I’ve been tracking the number of claimed broadband customers at the largest telcos and cable companies for years. When I was looking at the statistics for the first quarter of 2023, it struck me that the biggest cable companies are now making up for the loss of cable TV customers by increasing broadband rates.

For the last decade, the big cable companies have been thriving financially through big annual increases in broadband customers. This came year after year as large numbers of customers bailed on DSL, along with organic population growth – the cable companies won most new broadband households.

Every traditional cable TV provider started to lose traditional cable TV customers starting around the end of 2018. Since that time, the loss of cable TV customers has accelerated. Small ISPs will tell you that they don’t make much money from cable TV, and many of them have abandoned the business line. But this is not the case for the biggest cable companies, which still have a decent monthly margin from cable TV.

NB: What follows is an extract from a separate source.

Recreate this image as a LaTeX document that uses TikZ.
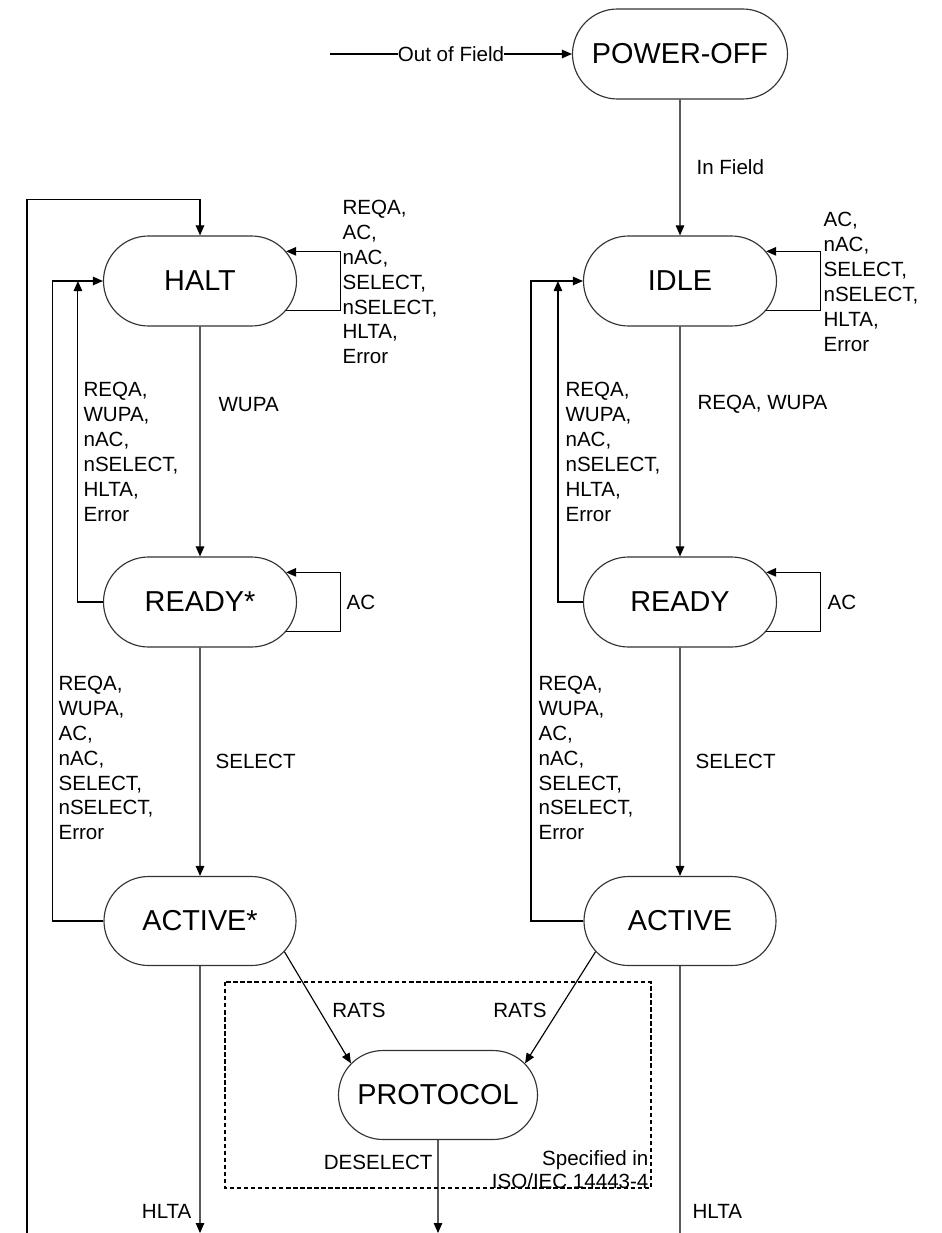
\documentclass[tikz,border=0pt]{standalone}
\usepackage{fontspec}
\setmainfont{Liberation Sans}
\usepackage{tikz}
\usetikzlibrary{arrows.meta,shapes.misc,calc}

\begin{document}
\begin{tikzpicture}[x=0.2mm,y=-0.2mm,>={Triangle[length=2mm,width=1.7mm]},line width=0.65pt,
st/.style={rounded rectangle,draw=black!80,minimum width=38.6mm,minimum height=18mm,inner sep=0pt,font=\fontsize{16.4}{19}\selectfont},
lb/.style={inner sep=0pt,align=left,font=\fontsize{11.7}{14.2}\selectfont}]
\useasboundingbox (0,0) rectangle (941,1233);
\node[st,minimum width=43mm] (poweroff) at (680,54) {POWER-OFF};
\node[st] (halt) at (200,281) {HALT};
\node[st] (idle) at (680,281) {IDLE};
\node[st] (readys) at (200,602) {READY*};
\node[st] (ready) at (680,602) {READY};
\node[st,minimum width=38.4mm,minimum height=17.8mm] (actives) at (200,921) {ACTIVE*};
\node[st,minimum width=38.4mm,minimum height=17.8mm] (active) at (680,921) {ACTIVE};
\node[st,minimum width=39.8mm,minimum height=17.8mm] (protocol) at (438,1095) {PROTOCOL};
\coordinate (outf) at (330,54);
\coordinate (hltaout) at (27,1233);
\coordinate (hltab1) at (200,1233);
\coordinate (deselb) at (438,1233);
\coordinate (hltab2) at (680,1233);
\draw[->] (outf) -- node[lb,fill=white] {Out of Field} (poweroff);
\draw[->] (poweroff) -- node[lb,anchor=west,xshift=3.2mm] {In Field} (idle);
\draw[->] (hltaout) |- ([yshift=7.2mm]halt.north) -- (halt.north);
\draw[->] (halt.-19) -- ++(54,0) |- (halt.19);
\draw[->] (idle.-19) -- ++(54,0) |- (idle.19);
\draw[->] (readys.-19) -- ++(54,0) |- (readys.19);
\draw[->] (ready.-19) -- ++(54,0) |- (ready.19);
\node[lb,anchor=west] (haltloop) at (342,282) {REQA,\\AC,\\nAC,\\SELECT,\\nSELECT,\\HLTA,\\Error};
\node[lb,anchor=west] (idleloop) at (823,282) {AC,\\nAC,\\SELECT,\\nSELECT,\\HLTA,\\Error};
\node[lb,anchor=west] (readysloop) at (346,602) {AC};
\node[lb,anchor=west] (readyloop) at (827,602) {AC};
\draw[->] (halt) -- node[lb,pos=0.34,anchor=west,xshift=3.6mm] {WUPA} (readys);
\draw[->] (idle) -- node[lb,pos=0.34,anchor=west,xshift=3.4mm] {REQA, WUPA} (ready);
\draw[->] (readys) -- node[lb,pos=0.5,anchor=west,xshift=3mm] {SELECT} (actives);
\draw[->] (ready) -- node[lb,pos=0.5,anchor=west,xshift=3mm] {SELECT} (active);
\draw[->] (readys.west) -| ([xshift=-5mm]halt.west);
\draw[->] (actives.west) -| ([xshift=-10mm]halt.west) -- (halt.west);
\draw[->] (ready.west) -| ([xshift=-5mm]idle.west);
\draw[->] (active.west) -| ([xshift=-10.4mm]idle.west) -- (idle.west);
\node[lb,anchor=west] (haltback) at (83,452) {REQA,\\WUPA,\\nAC,\\nSELECT,\\HLTA,\\Error};
\node[lb,anchor=west] (idleback) at (565,452) {REQA,\\WUPA,\\nAC,\\nSELECT,\\HLTA,\\Error};
\node[lb,anchor=west] (readysback) at (58,758) {REQA,\\WUPA,\\AC,\\nAC,\\SELECT,\\nSELECT,\\Error};
\node[lb,anchor=west] (readyback) at (538,758) {REQA,\\WUPA,\\AC,\\nAC,\\SELECT,\\nSELECT,\\Error};
\draw[dash pattern=on 2.5pt off 1.5pt] (225,982) rectangle (651,1188);
\draw[->] (actives.-20) -- node[lb,pos=0.53,anchor=west,xshift=2.4mm] {RATS} (protocol.160);
\draw[->] (active.200) -- node[lb,pos=0.53,anchor=east,xshift=-2.2mm] {RATS} (protocol.20);
\draw[->] (protocol) -- node[lb,pos=0.24,anchor=east,xshift=-1mm] {DESELECT} (deselb);
\node[lb,align=right,anchor=south east,font=\fontsize{11.7}{13.1}\selectfont] (spec) at (649,1189) {Specified in\\ISO/IEC 14443-4};
\draw[->] (actives) -- node[lb,pos=0.92,anchor=east,xshift=-1.6mm] {HLTA} (hltab1);
\draw (active) -- node[lb,pos=0.92,anchor=west,xshift=2.4mm] {HLTA} (hltab2);
\end{tikzpicture}
\end{document}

But the margins on broadband are far higher than on cable TV, and as cable TV customers dropped, cable companies continued to add broadband customers, and profits continued to increase.

Profits were further bolstered by broadband rate increases. Comcast has been increasing broadband rates by about $3 per year, while Charter’s rate increases have been closer to $5. Charter broadband rates were significantly lower than Comcast, and they seem to be in the process of closing the gap.

Over the last year, the traditional formula of covering the losses of cable TV customers with the growth of broadband customers came to a screeching halt. Consider the following table that shows the annual change in broadband and cable TV customers for Comcast and Charter since the end of the first quarter of 2019. These numbers come from the Leichtman Research Group, which publishes customers every quarter for the biggest ISPs and cable providers.

Comcast Broadband Cable TV
YE 1Q 2020 1,509,000 (1,021,000)
YE 1Q 2021 1,928,000 (1,490,000)
YE 1Q 2022 1,129,000 (1,691,000)
YE 1Q 2023 161,000 (2,136,000)
Charter Broadband Cable TV
YE 1Q 2020 1,559,000 (357,000)
YE 1Q 2021 1,988,000 (12,000)
YE 1Q 2022 1,040,000 (341,000)
YE 1Q 2023 235,000 (815,000)

In the years ended in the first quarter of 2020 and 2021, Comcast added more broadband customers than the losses of cable TV customers. That flipped in the year ended 1Q 2022 as Comcast lost 562,000 more cable TV customers than it gained broadband customers. In the year just ended 1Q 2023, the wheels have totally come off for Comcast. The company lost over 2.1 million cable TV customers while gaining only 161,000 broadband customers.

Charter’s numbers are not quite as dramatic since the company has been able to hang onto traditional cable TV customers better than the rest of the industry. But Charter’s net customer gains for broadband have slowed to only 235,000 for the year ended 1Q 2023 while traditional cable TV losses are accelerating.

It now seems like both big cable companies must make up for losses of cable TV customers through broadband rate increases. The day of broadband growth subsidizing cable TV losses is over. I wonder how folks who cut the cord from these two companies feel about having the companies make up for losing them as cable TV customers by raising broadband rates?